The test cases (and comments in the test cases reflect this
Closing Remarks
I also fixed a faulty hex input test vector that I introduced myself, last year, if I pieced it together correctly (see here) and I amended the benchmarks. (see here).
Since the commits from here will be squashed anyways, I did not care for a clean history.
Full disclosure: This PR incorporates code from a draft generated by Junie (albeit an impressive draft that saved a day of work). This is not a dumb copypasta of AI-generated code. Even if it were already feature-complete It would still not yet be marked ready for review because we have yet to review everything internally. I also want to stress that "we" is not a euphemism. There will be at least two of us reviewing and discussing internally, almost certainly with additional input from other humans in the process of readying this PR.
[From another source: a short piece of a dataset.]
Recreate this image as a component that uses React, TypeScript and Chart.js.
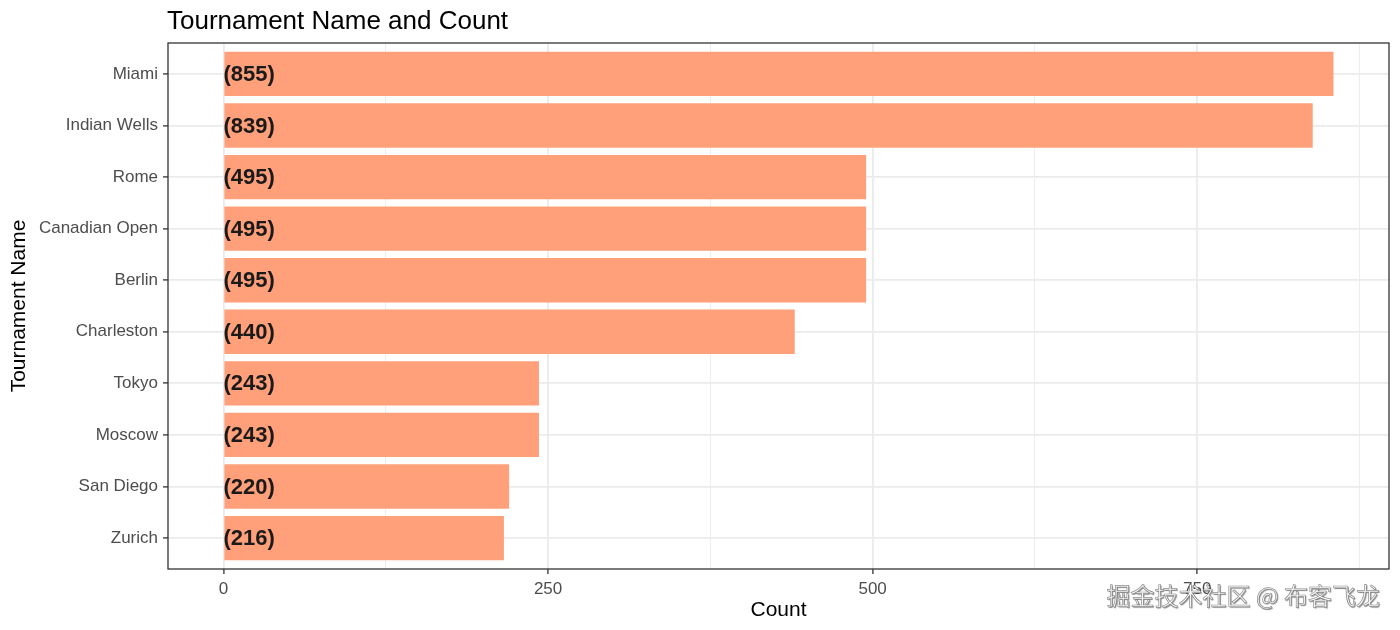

Performance seems to be OK (fromBytes and toBytes are the baseline on my machine):
| Metric / Benchmark | fromBytes |
fromStruct |
structFromBytes |
toBytes |
structToBytes |
toStruct |
|---|---|---|---|---|---|---|
| Average (ops/ms) | 1205.615 ± 20.541 | 1545.814 ± 50.743 | 2896.728 ± 74.485 | 2089.013 ± 30.152 | 1442.766 ± 32.257 | 2581.397 ± 32.497 |
| Min | 1186.023 | 1458.225 | 2796.131 | 2066.499 | 1404.482 | 2550.026 |
| Max | 1229.778 | 1581.420 | 2960.572 | 2125.658 | 1475.015 | 2619.815 |
| Stdev | 13.586 | 33.563 | 49.267 | 19.944 | 21.336 | 21.495 |
| CI low (99.9 %) | 1185.075 | 1495.071 | 2822.244 | 2058.861 | 1410.509 | 2548.900 |
| CI high (99.9 %) | 1226.156 | 1596.557 | 2971.213 | 2119.165 | 1475.023 | 2613.893 |
My hot takes:
- Deserialising from a structure is fast enough since it is in the same ballpark as deserialising from bytes
- Deserialising into a generic CBOR structure takes twice the time than directly deserialising, which is fine, given that we instantiate much more as even primitives need a containing class and an array of tags
- Serialising a generic CBOR structure to bytes is faster but in the same ballpark as generic to-byte serialisation of arbitrary serializable data
- Serializing to a CBOR structure is slower than to bytes, but OK enough, since it's in the same ballpark and we instantiate more
I just noticed something that looks weird to me. See this test case here that is failing and closely compare expected vs actual.
the byte string is wrapped twice for the reference. ~~I know there were some discussions, but I don't recall them, so I have to ask: why? did I mess this up last year or is this intentional? Because the way I see it, were' wrapping a bytearray instead of encoding it differently~~
EDIT: the test vector is faulty as this comparison fails the same way
Any updates on the open discussion points?
Thanks for alle the comments! I'll have to dig up some memories that have since collected dust to sort some of the issue out and figure some stuff out again from scratch, as I haven't looked into this for many weeks and forgotten about most of the implementation details ;-). So it will take a bit before I'll push changes, addressing issues.